At the risk of being accused of simple word play, let me go for broke: I do not believe that one can ever “find” their purpose in life. Consequently the search is nothing more than a futile pastime, and will not bring meaning to your life.
I believe that your purpose will find you. So the real question is not ‘What is my purpose?’ It’s ‘How will my purpose find me?’
Simple. It will find you when you are ready. But only when you are ready. No sooner.
So, if you really want to give meaning to your life, spend it getting ready for your purpose.
How? By learning life’s lessons. After all, all of life is a lesson – but you only learn the lesson by living it. That’s why we suffer – so that we can learn.
But it’s a tad more complicated… since lessons will repeat themselves. For as long as it takes you to learn.

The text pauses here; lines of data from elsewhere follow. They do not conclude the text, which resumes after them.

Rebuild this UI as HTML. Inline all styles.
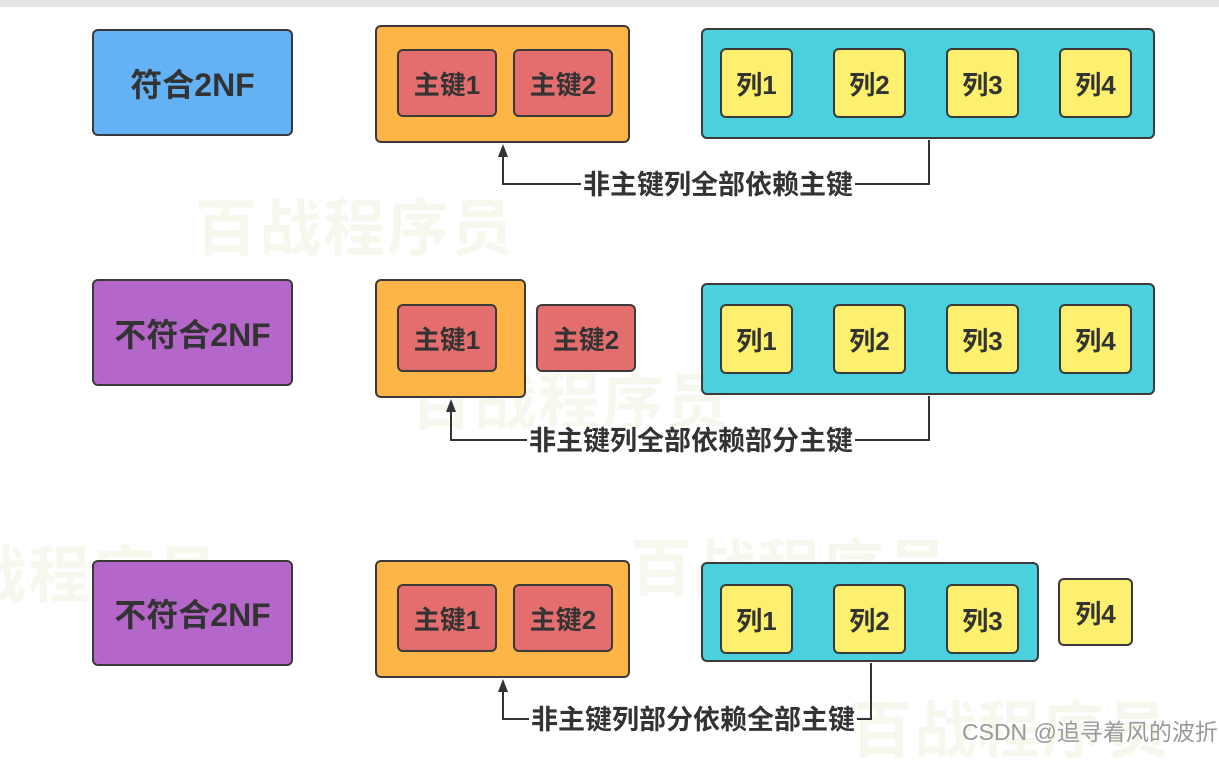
<!DOCTYPE html>
<html><head><meta charset="utf-8"><style>
*{margin:0;padding:0;box-sizing:border-box}
body{width:1219px;height:747px;background:#fff;position:relative;overflow:hidden;font-family:"Liberation Sans","Noto Sans CJK SC",sans-serif;}
.b{position:absolute;border:2.5px solid #3a3a3a;border-radius:6px;display:flex;align-items:center;justify-content:center;font-weight:bold;color:#333;font-size:26px}
.lab{font-size:32px}
.blue{background:#62b2f5}.pur{background:#b566c9}.or{background:#fdb548}.red{background:#e46e6e}.cy{background:#4bd0de}.ye{background:#fdf06e}
.t{position:absolute;font-weight:bold;font-size:27px;color:#333;background:#fff;padding:0 2px;line-height:30px;white-space:nowrap}
.wm{position:absolute;font-weight:bold;font-size:62px;color:#f6f8ee;white-space:nowrap;letter-spacing:2px}
</style></head><body>
<div style="position:absolute;left:0;top:0;width:1219px;height:7px;background:#e4e4e4"></div>
<div class="wm" style="left:195px;top:178px">百战程序员</div>
<div class="wm" style="left:410px;top:352px">百战程序员</div>
<div class="wm" style="left:-100px;top:525px">百战程序员</div>
<div class="wm" style="left:630px;top:518px">百战程序员</div>
<div class="wm" style="left:850px;top:680px">百战程序员</div>

<svg style="position:absolute;left:0;top:0" width="1219" height="747">
<g fill="none" stroke="#333" stroke-width="2">
<polyline points="929,140 929,184 503,184 503,155"/>
<polyline points="929,396 929,440 451,440 451,410"/>
<polyline points="871,663 871,719 503,719 503,690"/>
</g>
<g fill="#333">
<polygon points="503,144 498,157 508,157"/>
<polygon points="451,399 446,412 456,412"/>
<polygon points="503,679 498,692 508,692"/>
</g>
</svg>
<div class="t" style="left:581px;top:170px">非主键列全部依赖主键</div>
<div class="t" style="left:527px;top:426px">非主键列全部依赖部分主键</div>
<div class="t" style="left:529px;top:705px">非主键列部分依赖全部主键</div>

<!-- row1 -->
<div class="b lab blue" style="left:92px;top:29px;width:201px;height:107px">符合2NF</div>
<div class="b or" style="left:375px;top:25px;width:255px;height:118px"></div>
<div class="b red" style="left:397px;top:49px;width:100px;height:68px">主键1</div>
<div class="b red" style="left:513px;top:49px;width:100px;height:68px">主键2</div>
<div class="b cy" style="left:701px;top:28px;width:454px;height:111px"></div>
<div class="b ye" style="left:720px;top:48px;width:73px;height:70px">列1</div>
<div class="b ye" style="left:833px;top:48px;width:73px;height:70px">列2</div>
<div class="b ye" style="left:946px;top:48px;width:73px;height:70px">列3</div>
<div class="b ye" style="left:1059px;top:48px;width:73px;height:70px">列4</div>

<!-- row2 -->
<div class="b lab pur" style="left:92px;top:279px;width:201px;height:107px">不符合2NF</div>
<div class="b or" style="left:375px;top:279px;width:151px;height:119px"></div>
<div class="b red" style="left:397px;top:304px;width:100px;height:68px">主键1</div>
<div class="b red" style="left:536px;top:304px;width:100px;height:68px">主键2</div>
<div class="b cy" style="left:701px;top:283px;width:454px;height:112px"></div>
<div class="b ye" style="left:720px;top:304px;width:73px;height:70px">列1</div>
<div class="b ye" style="left:833px;top:304px;width:73px;height:70px">列2</div>
<div class="b ye" style="left:946px;top:304px;width:73px;height:70px">列3</div>
<div class="b ye" style="left:1059px;top:304px;width:73px;height:70px">列4</div>

<!-- row3 -->
<div class="b lab pur" style="left:92px;top:560px;width:201px;height:106px">不符合2NF</div>
<div class="b or" style="left:375px;top:560px;width:255px;height:118px"></div>
<div class="b red" style="left:397px;top:584px;width:100px;height:68px">主键1</div>
<div class="b red" style="left:513px;top:584px;width:100px;height:68px">主键2</div>
<div class="b cy" style="left:701px;top:562px;width:338px;height:100px"></div>
<div class="b ye" style="left:720px;top:584px;width:73px;height:70px">列1</div>
<div class="b ye" style="left:833px;top:584px;width:73px;height:70px">列2</div>
<div class="b ye" style="left:946px;top:584px;width:73px;height:70px">列3</div>
<div class="b ye" style="left:1058px;top:578px;width:75px;height:68px">列4</div>

<div style="position:absolute;left:962px;top:713px;font-size:23px;color:#999;white-space:nowrap">CSDN @追寻着风的波折</div>
</body></html>
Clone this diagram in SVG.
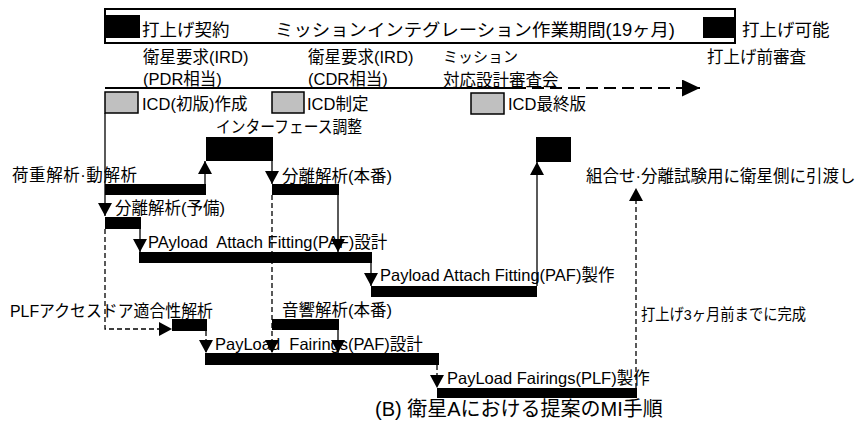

If you’re in an unhappy relationship, it’s only so that you can learn how not to behave if you want to have happy relationships. Broke? So that you can learn how not to work with money. And so on.
Worst of all… you will repeat a lesson until you learn it. So the pain stays for as long as you allow it to stay… but no longer. Isn’t that great? YOU determine when the pain goes away.
Best of all, there is no end to learning. Which has a down side: as soon as you learn one lesson, the WILL be a next. That’s the deal. And it may hurt a while… but only for as long as you allow it to hurt… and then you move on again.
And once you have learned enough, your purpose will present itself. On a lazy Tuesday afternoon, when you least expect it. So look out!!!